* WHAT NEEDS TO BE DONE *
Copy the lines below as they are; omit the images they contain.

* COLLECTED MATERIAL *

______

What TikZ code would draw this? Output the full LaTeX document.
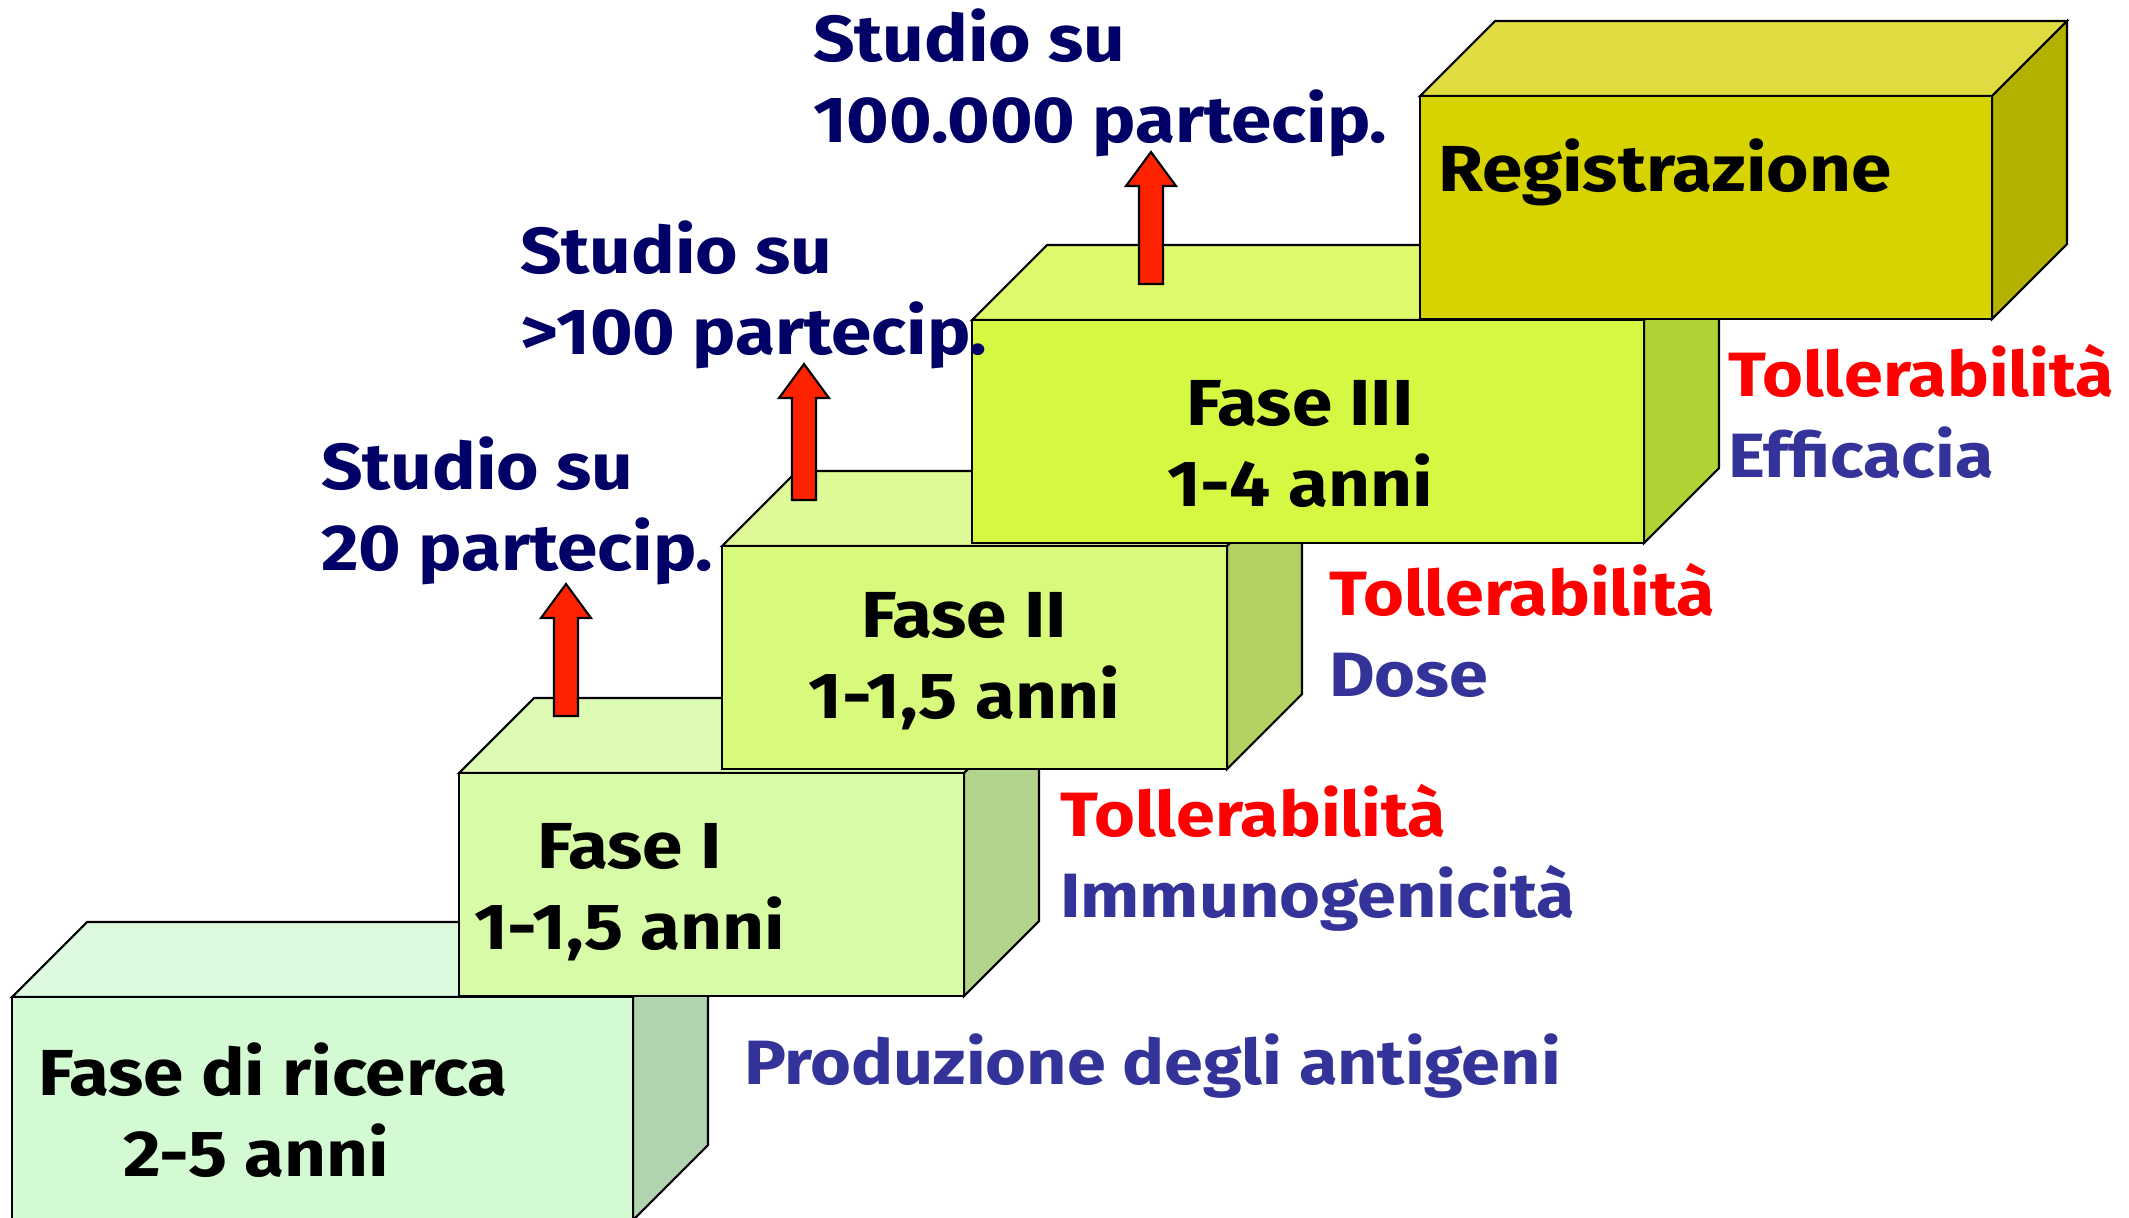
\documentclass[tikz,border=0pt]{standalone}
\usepackage{fontspec}
\setmainfont{Fira Sans}[FakeStretch=1.12]
\usetikzlibrary{positioning}

\definecolor{ricercaF}{HTML}{D4FAD4}
\definecolor{ricercaT}{HTML}{DEFADE}
\definecolor{ricercaS}{HTML}{B0D3B0}
\definecolor{faseIF}{HTML}{D8FBA8}
\definecolor{faseIT}{HTML}{DEFBB6}
\definecolor{faseIS}{HTML}{B3D48C}
\definecolor{faseIIF}{HTML}{D7F97C}
\definecolor{faseIIT}{HTML}{DEFA96}
\definecolor{faseIIS}{HTML}{B2D162}
\definecolor{faseIIIF}{HTML}{D5F942}
\definecolor{faseIIIT}{HTML}{DEF96C}
\definecolor{faseIIIS}{HTML}{B1D234}
\definecolor{regF}{HTML}{D6D300}
\definecolor{regT}{HTML}{DEDC40}
\definecolor{regS}{HTML}{B4B200}
\definecolor{studynavy}{HTML}{000066}
\definecolor{tolred}{HTML}{FF0000}
\definecolor{noteblue}{HTML}{333399}
\definecolor{arrowred}{HTML}{FF2200}

% one step of the stair: x, y of front top-left, width, front, top, side colour
\newcommand{\stepbox}[6]{%
  \filldraw[fill=#5] (#1,#2) -- ++(75,-75) -- ++(#3,0) -- ++(-75,75) -- cycle;
  \filldraw[fill=#6] (#1+#3,#2) -- ++(75,-75) -- ++(0,223) -- ++(-75,75) -- cycle;
  \filldraw[fill=#4] (#1,#2) rectangle ++(#3,223);
}

\tikzset{
  boxtext/.style={font=\fontsize{18.5}{23}\selectfont\bfseries, inner sep=0pt},
  studytext/.style={boxtext, text=studynavy, align=left, anchor=west},
  notetext/.style={font=\fontsize{17.8}{23}\selectfont\bfseries, inner sep=0pt, text=noteblue, align=left, anchor=west},
}

\begin{document}
\begin{tikzpicture}[x=0.01cm,y=-0.01cm,line width=0.6pt]

    \useasboundingbox (0,0) rectangle (2129,1217);
    \clip (0,0) rectangle (2129,1217);

    % stair boxes, back to front
    \stepbox{12}{997}{621}{ricercaF}{ricercaT}{ricercaS}
    \stepbox{459}{773}{505}{faseIF}{faseIT}{faseIS}
    \stepbox{722}{546}{505}{faseIIF}{faseIIT}{faseIIS}
    \stepbox{972}{320}{672}{faseIIIF}{faseIIIT}{faseIIIS}
    \stepbox{1420}{96}{572}{regF}{regT}{regS}

    % up arrows on the top faces
    \foreach \c/\b/\t in {566/716/584, 804/500/364, 1151/284/152}
      \filldraw[fill=arrowred] (\c-12,\b) -- (\c-12,\t+34) -- (\c-25,\t+34) -- (\c,\t)
        -- (\c+25,\t+34) -- (\c+12,\t+34) -- (\c+12,\b) -- cycle;

    % box labels
    \node[boxtext, align=left, anchor=west] (ricerca) at (37,1110) {Fase di ricerca\\\hspace*{0.85cm}2-5 anni};
    \node[boxtext, align=left, anchor=west] (fase1) at (473,892) {\hspace*{0.63cm}Fase I\\1-1,5 anni};
    \node[boxtext, align=center] (fase2) at (964,661) {Fase II\\1-1,5 anni};
    \node[boxtext, align=center] (fase3) at (1300,444) {Fase III\\1-4 anni};
    \node[boxtext, anchor=west] (reg) at (1437,172) {Registrazione};

    % studies
    \node[studytext] (study1) at (320,511) {Studio su\\20 partecip.};
    \node[studytext] (study2) at (519,295) {Studio su\\>100 partecip.};
    \node[studytext] (study3) at (812,83) {Studio su\\100.000 partecip.};

    % aims
    \node[notetext] (aim0) at (743,1066) {Produzione degli antigeni};
    \node[notetext] (aim1) at (1059,858) {\textcolor{tolred}{Tollerabilità}\\Immunogenicità};
    \node[notetext] (aim2) at (1328,630) {\textcolor{tolred}{Tollerabilità}\\Dose};
    \node[notetext] (aim3) at (1727,411) {\textcolor{tolred}{Tollerabilità}\\Efficacia};

\end{tikzpicture}
\end{document}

______

* FINISHED ANSWER *
What TikZ code would draw this? Output the full LaTeX document.
\documentclass[tikz,border=0pt]{standalone}
\usepackage{fontspec}
\setmainfont{Fira Sans}[FakeStretch=1.12]
\usetikzlibrary{positioning}

\definecolor{ricercaF}{HTML}{D4FAD4}
\definecolor{ricercaT}{HTML}{DEFADE}
\definecolor{ricercaS}{HTML}{B0D3B0}
\definecolor{faseIF}{HTML}{D8FBA8}
\definecolor{faseIT}{HTML}{DEFBB6}
\definecolor{faseIS}{HTML}{B3D48C}
\definecolor{faseIIF}{HTML}{D7F97C}
\definecolor{faseIIT}{HTML}{DEFA96}
\definecolor{faseIIS}{HTML}{B2D162}
\definecolor{faseIIIF}{HTML}{D5F942}
\definecolor{faseIIIT}{HTML}{DEF96C}
\definecolor{faseIIIS}{HTML}{B1D234}
\definecolor{regF}{HTML}{D6D300}
\definecolor{regT}{HTML}{DEDC40}
\definecolor{regS}{HTML}{B4B200}
\definecolor{studynavy}{HTML}{000066}
\definecolor{tolred}{HTML}{FF0000}
\definecolor{noteblue}{HTML}{333399}
\definecolor{arrowred}{HTML}{FF2200}

% one step of the stair: x, y of front top-left, width, front, top, side colour
\newcommand{\stepbox}[6]{%
  \filldraw[fill=#5] (#1,#2) -- ++(75,-75) -- ++(#3,0) -- ++(-75,75) -- cycle;
  \filldraw[fill=#6] (#1+#3,#2) -- ++(75,-75) -- ++(0,223) -- ++(-75,75) -- cycle;
  \filldraw[fill=#4] (#1,#2) rectangle ++(#3,223);
}

\tikzset{
  boxtext/.style={font=\fontsize{18.5}{23}\selectfont\bfseries, inner sep=0pt},
  studytext/.style={boxtext, text=studynavy, align=left, anchor=west},
  notetext/.style={font=\fontsize{17.8}{23}\selectfont\bfseries, inner sep=0pt, text=noteblue, align=left, anchor=west},
}

\begin{document}
\begin{tikzpicture}[x=0.01cm,y=-0.01cm,line width=0.6pt]

    \useasboundingbox (0,0) rectangle (2129,1217);
    \clip (0,0) rectangle (2129,1217);

    % stair boxes, back to front
    \stepbox{12}{997}{621}{ricercaF}{ricercaT}{ricercaS}
    \stepbox{459}{773}{505}{faseIF}{faseIT}{faseIS}
    \stepbox{722}{546}{505}{faseIIF}{faseIIT}{faseIIS}
    \stepbox{972}{320}{672}{faseIIIF}{faseIIIT}{faseIIIS}
    \stepbox{1420}{96}{572}{regF}{regT}{regS}

    % up arrows on the top faces
    \foreach \c/\b/\t in {566/716/584, 804/500/364, 1151/284/152}
      \filldraw[fill=arrowred] (\c-12,\b) -- (\c-12,\t+34) -- (\c-25,\t+34) -- (\c,\t)
        -- (\c+25,\t+34) -- (\c+12,\t+34) -- (\c+12,\b) -- cycle;

    % box labels
    \node[boxtext, align=left, anchor=west] (ricerca) at (37,1110) {Fase di ricerca\\\hspace*{0.85cm}2-5 anni};
    \node[boxtext, align=left, anchor=west] (fase1) at (473,892) {\hspace*{0.63cm}Fase I\\1-1,5 anni};
    \node[boxtext, align=center] (fase2) at (964,661) {Fase II\\1-1,5 anni};
    \node[boxtext, align=center] (fase3) at (1300,444) {Fase III\\1-4 anni};
    \node[boxtext, anchor=west] (reg) at (1437,172) {Registrazione};

    % studies
    \node[studytext] (study1) at (320,511) {Studio su\\20 partecip.};
    \node[studytext] (study2) at (519,295) {Studio su\\>100 partecip.};
    \node[studytext] (study3) at (812,83) {Studio su\\100.000 partecip.};

    % aims
    \node[notetext] (aim0) at (743,1066) {Produzione degli antigeni};
    \node[notetext] (aim1) at (1059,858) {\textcolor{tolred}{Tollerabilità}\\Immunogenicità};
    \node[notetext] (aim2) at (1328,630) {\textcolor{tolred}{Tollerabilità}\\Dose};
    \node[notetext] (aim3) at (1727,411) {\textcolor{tolred}{Tollerabilità}\\Efficacia};

\end{tikzpicture}
\end{document}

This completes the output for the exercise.